I’ll Do It Later: Why You Shouldn’t Worry About Procrastinating

If you’re reading this article because you don’t want to work, allow me to show you exactly how to kick procrastination’s giant fat ass.

November 16, 2015

Procrastinators constantly vow that they’ll change. They love making promises even though they never keep them.

I will start working on the assignment tomorrow. I’ll get serious about dieting next week. I’ll start saving more money after the next check. I’ll start looking for a new job after I get my bonus.

Procrastinators also love planning and creating to-do lists. To a procrastinator, creating a to-do list is an intellectual orgasm. Writing down the things they intend to do is pure bliss.

Next week they’re gonna eat healthy, find a new job, hang out with new friends, reorganize the house, learn to code, and read a book.

Such an exciting plan! So much productivity up ahead!

All the procrastinator has to do is start. But they never do. Maybe tomorrow, but definitely not right now. There’s just not enough time! Of course, there’s plenty of time. Lack of time isn’t why a procrastinator is a procrastinator.

So what causes someone to procrastinate? Fear. Specifically, debilitating low self-esteem and confidence.

That’s why you’re reading this. You were most likely scrolling through Facebook (even though you have something important you should be doing), saw a catchy headline and thought you’d give it a read before getting back to work.

So, if you’re reading this article because you don’t want to work on what you should be working on, allow me to show you exactly how to kick procrastination’s giant fat ass.

How procrastination works

Procrastination itself is a basic human impulse like eating or humping.

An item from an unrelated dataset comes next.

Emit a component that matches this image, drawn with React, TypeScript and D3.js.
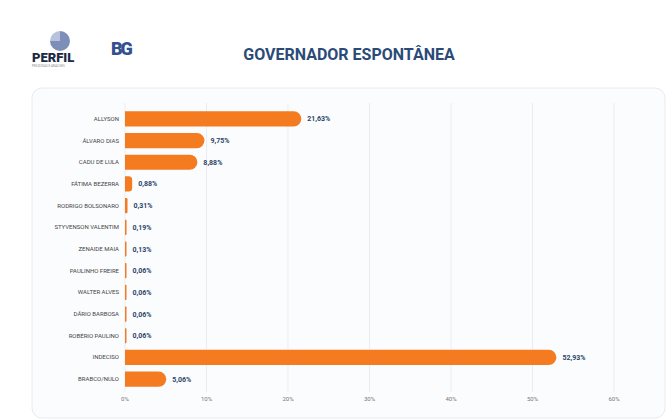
import React from 'react';
import * as d3 from 'd3';

const names = ['ALLYSON', 'ÁLVARO DIAS', 'CADU DE LULA', 'FÁTIMA BEZERRA', 'RODRIGO BOLSONARO', 'STYVENSON VALENTIM', 'ZENAIDE MAIA', 'PAULINHO FREIRE', 'WALTER ALVES', 'DÁRIO BARBOSA', 'ROBÉRIO PAULINO', 'INDECISO', 'BRABCO/NULO'];
const values = [21.63, 9.75, 8.88, 0.88, 0.31, 0.19, 0.13, 0.06, 0.06, 0.06, 0.06, 52.93, 5.06];
const ticks = [0, 10, 20, 30, 40, 50, 60];

const fmt = (v: number) => v.toFixed(2).replace('.', ',') + '%';

export default function App() {
  const x = d3.scaleLinear().domain([0, 60]).range([125, 614]);
  const y = d3.scaleBand<string>().domain(names).range([108, 390]).paddingInner(0.3).paddingOuter(0.15);
  const bh = y.bandwidth();
  const font = 'Roboto, Arial, sans-serif';
  return (
    <svg width={667} height={420} style={{ position: 'absolute', left: 0, top: 0 }} fontFamily={font}>
      <rect width={667} height={420} fill="#fff" />
      {/* logos */}
      <path d="M60,31 A10,10 0 1,1 50,41 L60,41 Z" fill="#7d8fb8" />
      <path d="M60,31 L60,41 L50,41 A10,10 0 0,1 60,31 Z" fill="#b7c2dc" />
      <text x={32} y={62} fontSize={13} fontWeight={900} fill="#1b2a44">PERFIL</text>
      <text x={32} y={67} fontSize={3} fill="#888">PESQUISAS E ANÁLISES</text>
      <text x={111} y={55} fontSize={18} fontWeight={900} fill="#33508f" letterSpacing={-2}>BG</text>
      <text x={349} y={60} fontSize={16} fontWeight={700} fill="#2b4a78" textAnchor="middle">GOVERNADOR ESPONTÂNEA</text>
      <rect x={32} y={88} width={633} height={330} rx={10} fill="#fbfcfe" stroke="#e6eaf0" />
      {ticks.map(t => (
        <g key={t}>
          <line x1={x(t)} x2={x(t)} y1={103} y2={392} stroke="#e9edf3" />
          <text x={x(t)} y={401} fontSize={6} fill="#777" textAnchor="middle">{t}%</text>
        </g>
      ))}
      {names.map((n, i) => {
        const yy = y(n)!;
        const w = Math.max(x(values[i]) - x(0), 1.5);
        const r = Math.min(bh / 2, w / 2);
        return (
          <g key={n}>
            <text x={119} y={yy + bh / 2 + 2} fontSize={6} fill="#444" textAnchor="end">{n}</text>
            <path d={`M${x(0)},${yy} h${w - r} a${r},${r} 0 0 1 ${r},${r} v${bh - 2 * r} a${r},${r} 0 0 1 ${-r},${r} h${-(w - r)} Z`} fill="#f47b20" />
            <text x={x(0) + w + 6} y={yy + bh / 2 + 2.5} fontSize={7} fontWeight={700} fill="#2c4468">{fmt(values[i])}</text>
          </g>
        );
      })}
    </svg>
  );
}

You can cure procrastination like you can cure your urge to bang — not at all. Curing procrastination can’t be done. But you can use your urge for procrastination to be extremely productive.

Paul Graham, arguably Silicon Valley’s most successful investor, once said that the most impressive people he knows are all terrible procrastinators.

How’s that possible? Well, according to Graham, it’s because there are three types of procrastination.

  1. Doing nothing
  2. Doing something less important than what you should be doing
  3. Doing something more important than what you should be doing

The good news for you is that there’s a solution for solving all three types of procrastination.

Doing nothing

This one is easy.

Starting is the most difficult part of any task. There are a couple reasons why you never start big projects.

The first is because it’s not the right time.

Before writing a paper you tell yourself that you can’t start because you need to be in a creative mood, you work best at night, or that you have writer’s block.

Other times, like when you see photos of your successful friend on Facebook, you say to yourself that it’s too late to start learning a new skill and become great at something. Funny enough, after six months you also say to yourself “I wish I would have started back then.”

This is why it’s safe to say that there’s never a great time to start. Things can always be better or worse. Plus, the excuses that you use to get out of starting something are used by not only by literally every procrastinator, but every human. And they are rarely, if ever, true.

You have these excuses because you’re feeling weak and afraid. You’re afraid of the pain you’ll go through to accomplish the goal, or you have a feeling of inadequacy that makes you feel that you just aren’t skilled enough to get it done. The second reason is most likely what you’re afraid of.

To overcome this, it’s imperative that you realize that these feelings are completely natural.

Everyone has these feelings. Everyone. Even the people you admire most — artists, CEOs, musicians, writers — they all have the exact same fear of inadequacy that you have when starting a project.

In fact, the feeling that you’re not good enough or won’t succeed is a well-documented phenomenon called “Imposter Syndrome.” Imposter Syndrome is not only common among “successful” people, but virtually every “successful” person has it. This urge drives people to be great.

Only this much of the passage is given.